Work to be completed =
Return the listing below unchanged, minus its pictures.

Data shown =

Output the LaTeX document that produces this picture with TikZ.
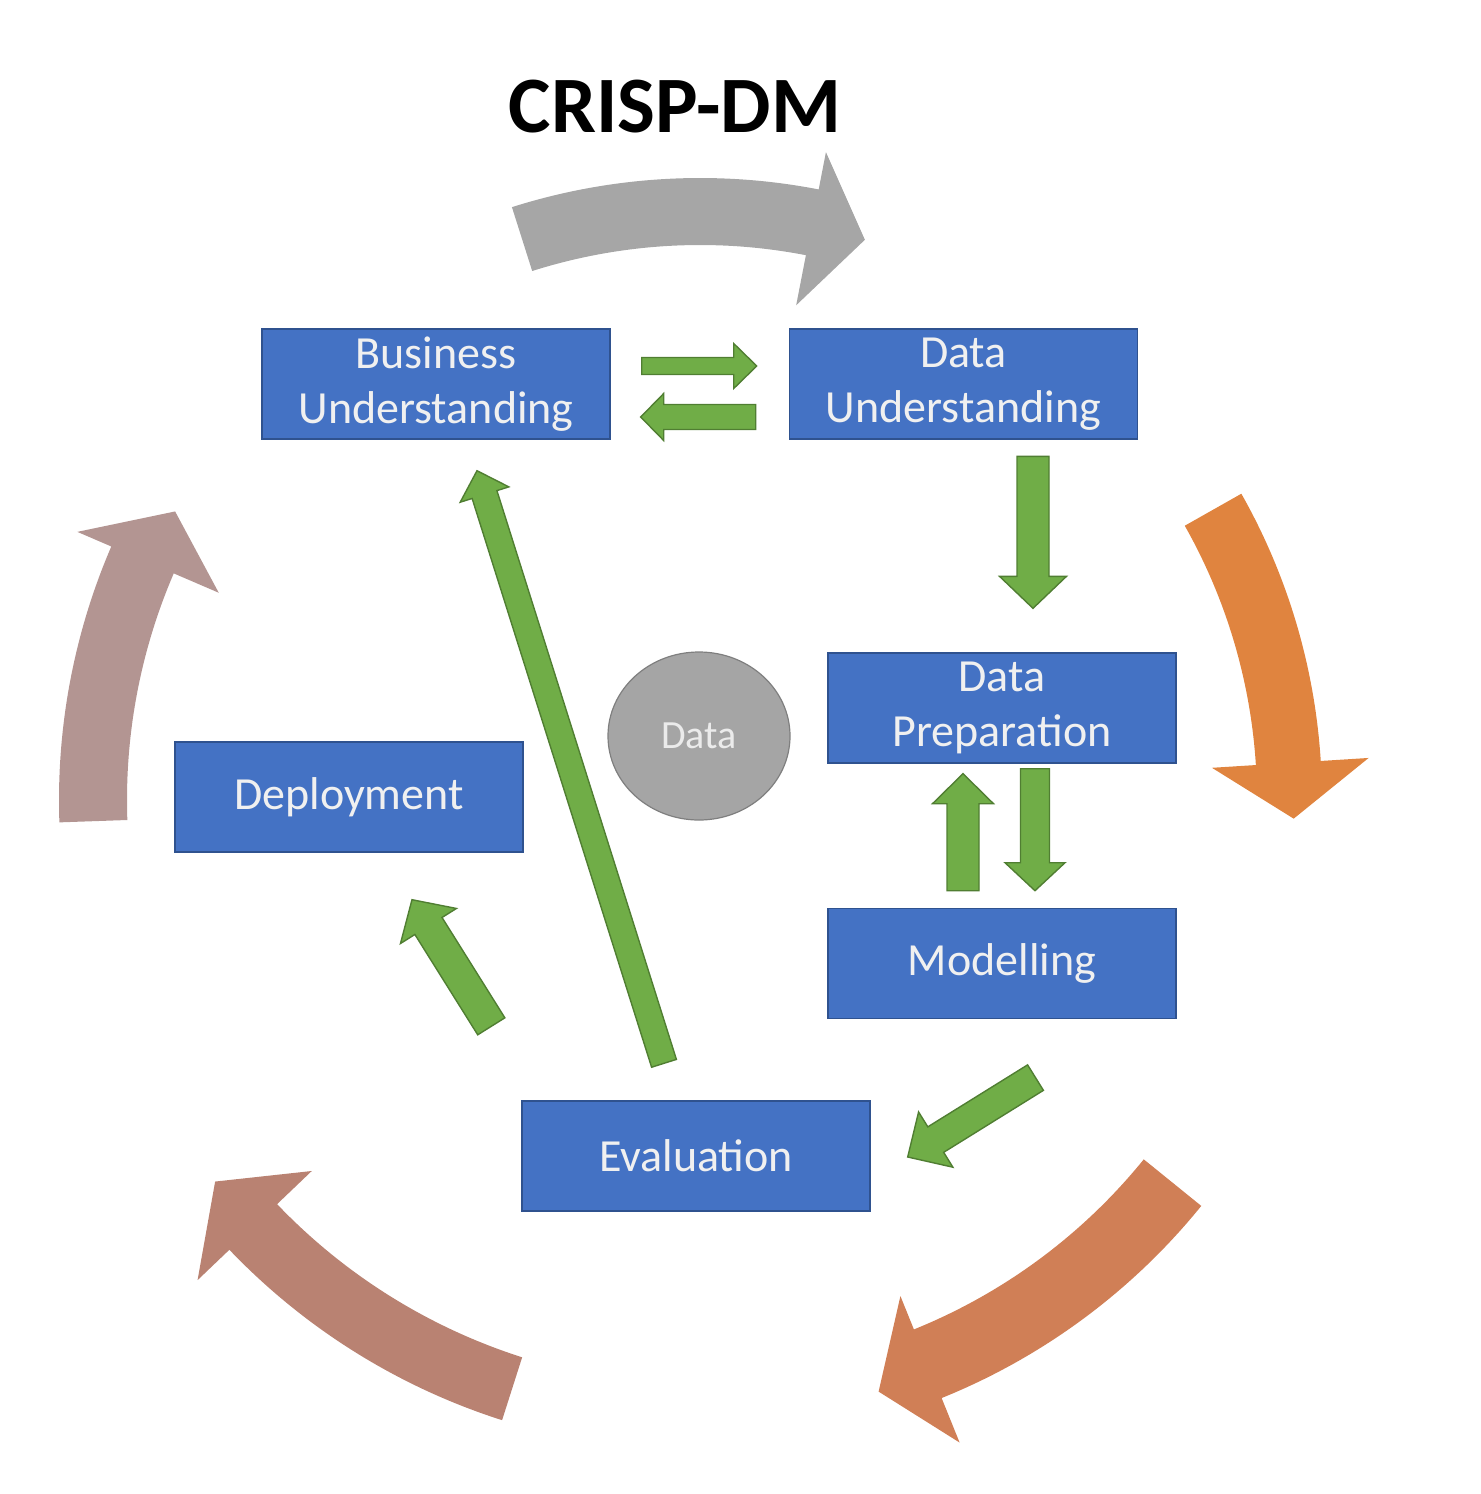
\documentclass[tikz,border=0pt]{standalone}
\usepackage{fontspec}
\setmainfont{Carlito}
\usetikzlibrary{positioning, calc, shapes.geometric}
\definecolor{boxblue}{HTML}{4472C4}
\definecolor{boxline}{HTML}{2F528F}
\definecolor{leaf}{HTML}{70AD47}
\definecolor{leafline}{HTML}{507E32}
\definecolor{stone}{HTML}{A5A5A5}
\definecolor{stoneline}{HTML}{7F7F7F}
\definecolor{bentgray}{HTML}{A6A6A6}
\definecolor{bentorange}{HTML}{E0843F}
\definecolor{bentrust}{HTML}{D07F56}
\definecolor{bentbrown}{HTML}{B98272}
\definecolor{bentmauve}{HTML}{B39592}
\tikzset{
        phase/.style={rectangle, draw=boxline, line width=0.7pt, fill=boxblue,
                text=white!94!black, minimum width=174pt, minimum height=55pt,
                inner sep=0pt, align=center, font=\fontsize{23}{27.5}\selectfont}, % the six phases
        store/.style={ellipse, draw=stoneline, line width=0.6pt, fill=stone,
                text=white!92!black, minimum width=91pt, minimum height=84pt,
                inner sep=0pt, font=\fontsize{20}{24}\selectfont},
        flow/.style={draw=leafline, line width=0.7pt, fill=leaf}, % green block arrows
        }
% block arrow: tail, tip, shaft half width, head half width, head length
\newcommand{\blockarrow}[5]{%
        \coordinate (hb) at ($(#2)!#5!(#1)$);
        \draw[flow] ($(#1)!#3!90:(#2)$) -- ($(hb)!#3!90:(#2)$) -- ($(hb)!#4!90:(#2)$) -- (#2)
              -- ($(hb)!#4!-90:(#2)$) -- ($(hb)!#3!-90:(#2)$) -- ($(#1)!#3!-90:(#2)$) -- cycle;}
% bent arrow round the cycle: colour, inner r, outer r, tail, head base, tip angle,
% head inner r, head outer r, tip r
\newcommand{\bentarrow}[9]{%
        \fill[#1, shift={(700,800)}] (#4:#3) arc[start angle=#4, end angle=#5, radius=#3]
              -- (#5:#8) -- (#6:#9) -- (#5:#7) -- (#5:#2)
              arc[start angle=#5, end angle=#4, radius=#2] -- cycle;}

\begin{document}
\begin{tikzpicture}[x=0.5pt, y=-0.5pt]
        \useasboundingbox (0,0) rectangle (1480,1494);
        \node (title) at (675,107) {\fontsize{40}{48}\selectfont\bfseries CRISP-DM};

        % outer cycle
        \bentarrow{bentgray}{555}{622}{-107.6}{-79}{-73.6}{504}{660}{584}
        \bentarrow{bentorange}{557}{622}{-29.5}{-3.6}{1.8}{513}{670}{594}
        \bentarrow{bentrust}{571}{645}{39}{68}{73.2}{535}{693}{618}
        \bentarrow{bentbrown}{585}{651}{107.7}{136.3}{141.8}{537}{695}{617}
        \bentarrow{bentmauve}{573}{641}{178}{203.3}{208.8}{524}{678}{599}

        \node[phase] (bu) at (436,384) {Business\\Understanding};
        \node[phase, right=89pt of bu] (du) {Data\\Understanding};
        \node[phase] (dp) at (1002,708) {Data\\Preparation};
        \node[phase, below=72pt of dp] (mo) {Modelling};
        \node[phase] (ev) at (696,1156) {Evaluation};
        \node[phase] (de) at (349,797) {Deployment};
        \node[store] (data) at (699,736) {Data};

        % ends of the green arrows
        \coordinate (b2d-s) at ($(bu.east)+(31,-18)$);
        \coordinate (b2d-e) at ($(du.west)+(-32,-18)$);
        \coordinate (d2b-s) at ($(du.west)+(-33,33)$);
        \coordinate (d2b-e) at ($(bu.east)+(30,33)$);
        \coordinate (d2p-s) at ($(dp.north)+(31,-196)$);
        \coordinate (d2p-e) at ($(dp.north)+(31,-44)$);
        \coordinate (m2p-s) at ($(mo.north)+(-39,-17)$);
        \coordinate (m2p-e) at ($(dp.south)+(-39,10)$);
        \coordinate (p2m-s) at ($(dp.south)+(33,5)$);
        \coordinate (p2m-e) at ($(mo.north)+(33,-17)$);
        \coordinate (m2e-s) at ($(mo.south)+(33.5,58.5)$);
        \coordinate (m2e-e) at ($(ev.east)+(37,1)$);
        \coordinate (e2d-s) at ($(ev.north west)+(-30,-74)$);
        \coordinate (e2d-e) at ($(de.south)+(63,47)$);
        \coordinate (e2b-s) at ($(ev.north)+(-32,-37)$);
        \coordinate (e2b-e) at ($(bu.south)+(41,31)$);

        \blockarrow{b2d-s}{b2d-e}{4.25pt}{11.25pt}{11.5pt}
        \blockarrow{d2b-s}{d2b-e}{6.25pt}{11.75pt}{11.5pt}
        \blockarrow{d2p-s}{d2p-e}{8pt}{16.75pt}{16pt}
        \blockarrow{m2p-s}{m2p-e}{8pt}{15.25pt}{15pt}
        \blockarrow{p2m-s}{p2m-e}{7.25pt}{15pt}{14pt}
        \blockarrow{m2e-s}{m2e-e}{7.5pt}{16.25pt}{16.5pt}
        \blockarrow{e2d-s}{e2d-e}{8pt}{16.5pt}{15.5pt}
        \blockarrow{e2b-s}{e2b-e}{6.5pt}{12.75pt}{12.5pt}
\end{tikzpicture}
\end{document}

Right answer =
Output the LaTeX document that produces this picture with TikZ.
\documentclass[tikz,border=0pt]{standalone}
\usepackage{fontspec}
\setmainfont{Carlito}
\usetikzlibrary{positioning, calc, shapes.geometric}
\definecolor{boxblue}{HTML}{4472C4}
\definecolor{boxline}{HTML}{2F528F}
\definecolor{leaf}{HTML}{70AD47}
\definecolor{leafline}{HTML}{507E32}
\definecolor{stone}{HTML}{A5A5A5}
\definecolor{stoneline}{HTML}{7F7F7F}
\definecolor{bentgray}{HTML}{A6A6A6}
\definecolor{bentorange}{HTML}{E0843F}
\definecolor{bentrust}{HTML}{D07F56}
\definecolor{bentbrown}{HTML}{B98272}
\definecolor{bentmauve}{HTML}{B39592}
\tikzset{
        phase/.style={rectangle, draw=boxline, line width=0.7pt, fill=boxblue,
                text=white!94!black, minimum width=174pt, minimum height=55pt,
                inner sep=0pt, align=center, font=\fontsize{23}{27.5}\selectfont}, % the six phases
        store/.style={ellipse, draw=stoneline, line width=0.6pt, fill=stone,
                text=white!92!black, minimum width=91pt, minimum height=84pt,
                inner sep=0pt, font=\fontsize{20}{24}\selectfont},
        flow/.style={draw=leafline, line width=0.7pt, fill=leaf}, % green block arrows
        }
% block arrow: tail, tip, shaft half width, head half width, head length
\newcommand{\blockarrow}[5]{%
        \coordinate (hb) at ($(#2)!#5!(#1)$);
        \draw[flow] ($(#1)!#3!90:(#2)$) -- ($(hb)!#3!90:(#2)$) -- ($(hb)!#4!90:(#2)$) -- (#2)
              -- ($(hb)!#4!-90:(#2)$) -- ($(hb)!#3!-90:(#2)$) -- ($(#1)!#3!-90:(#2)$) -- cycle;}
% bent arrow round the cycle: colour, inner r, outer r, tail, head base, tip angle,
% head inner r, head outer r, tip r
\newcommand{\bentarrow}[9]{%
        \fill[#1, shift={(700,800)}] (#4:#3) arc[start angle=#4, end angle=#5, radius=#3]
              -- (#5:#8) -- (#6:#9) -- (#5:#7) -- (#5:#2)
              arc[start angle=#5, end angle=#4, radius=#2] -- cycle;}

\begin{document}
\begin{tikzpicture}[x=0.5pt, y=-0.5pt]
        \useasboundingbox (0,0) rectangle (1480,1494);
        \node (title) at (675,107) {\fontsize{40}{48}\selectfont\bfseries CRISP-DM};

        % outer cycle
        \bentarrow{bentgray}{555}{622}{-107.6}{-79}{-73.6}{504}{660}{584}
        \bentarrow{bentorange}{557}{622}{-29.5}{-3.6}{1.8}{513}{670}{594}
        \bentarrow{bentrust}{571}{645}{39}{68}{73.2}{535}{693}{618}
        \bentarrow{bentbrown}{585}{651}{107.7}{136.3}{141.8}{537}{695}{617}
        \bentarrow{bentmauve}{573}{641}{178}{203.3}{208.8}{524}{678}{599}

        \node[phase] (bu) at (436,384) {Business\\Understanding};
        \node[phase, right=89pt of bu] (du) {Data\\Understanding};
        \node[phase] (dp) at (1002,708) {Data\\Preparation};
        \node[phase, below=72pt of dp] (mo) {Modelling};
        \node[phase] (ev) at (696,1156) {Evaluation};
        \node[phase] (de) at (349,797) {Deployment};
        \node[store] (data) at (699,736) {Data};

        % ends of the green arrows
        \coordinate (b2d-s) at ($(bu.east)+(31,-18)$);
        \coordinate (b2d-e) at ($(du.west)+(-32,-18)$);
        \coordinate (d2b-s) at ($(du.west)+(-33,33)$);
        \coordinate (d2b-e) at ($(bu.east)+(30,33)$);
        \coordinate (d2p-s) at ($(dp.north)+(31,-196)$);
        \coordinate (d2p-e) at ($(dp.north)+(31,-44)$);
        \coordinate (m2p-s) at ($(mo.north)+(-39,-17)$);
        \coordinate (m2p-e) at ($(dp.south)+(-39,10)$);
        \coordinate (p2m-s) at ($(dp.south)+(33,5)$);
        \coordinate (p2m-e) at ($(mo.north)+(33,-17)$);
        \coordinate (m2e-s) at ($(mo.south)+(33.5,58.5)$);
        \coordinate (m2e-e) at ($(ev.east)+(37,1)$);
        \coordinate (e2d-s) at ($(ev.north west)+(-30,-74)$);
        \coordinate (e2d-e) at ($(de.south)+(63,47)$);
        \coordinate (e2b-s) at ($(ev.north)+(-32,-37)$);
        \coordinate (e2b-e) at ($(bu.south)+(41,31)$);

        \blockarrow{b2d-s}{b2d-e}{4.25pt}{11.25pt}{11.5pt}
        \blockarrow{d2b-s}{d2b-e}{6.25pt}{11.75pt}{11.5pt}
        \blockarrow{d2p-s}{d2p-e}{8pt}{16.75pt}{16pt}
        \blockarrow{m2p-s}{m2p-e}{8pt}{15.25pt}{15pt}
        \blockarrow{p2m-s}{p2m-e}{7.25pt}{15pt}{14pt}
        \blockarrow{m2e-s}{m2e-e}{7.5pt}{16.25pt}{16.5pt}
        \blockarrow{e2d-s}{e2d-e}{8pt}{16.5pt}{15.5pt}
        \blockarrow{e2b-s}{e2b-e}{6.5pt}{12.75pt}{12.5pt}
\end{tikzpicture}
\end{document}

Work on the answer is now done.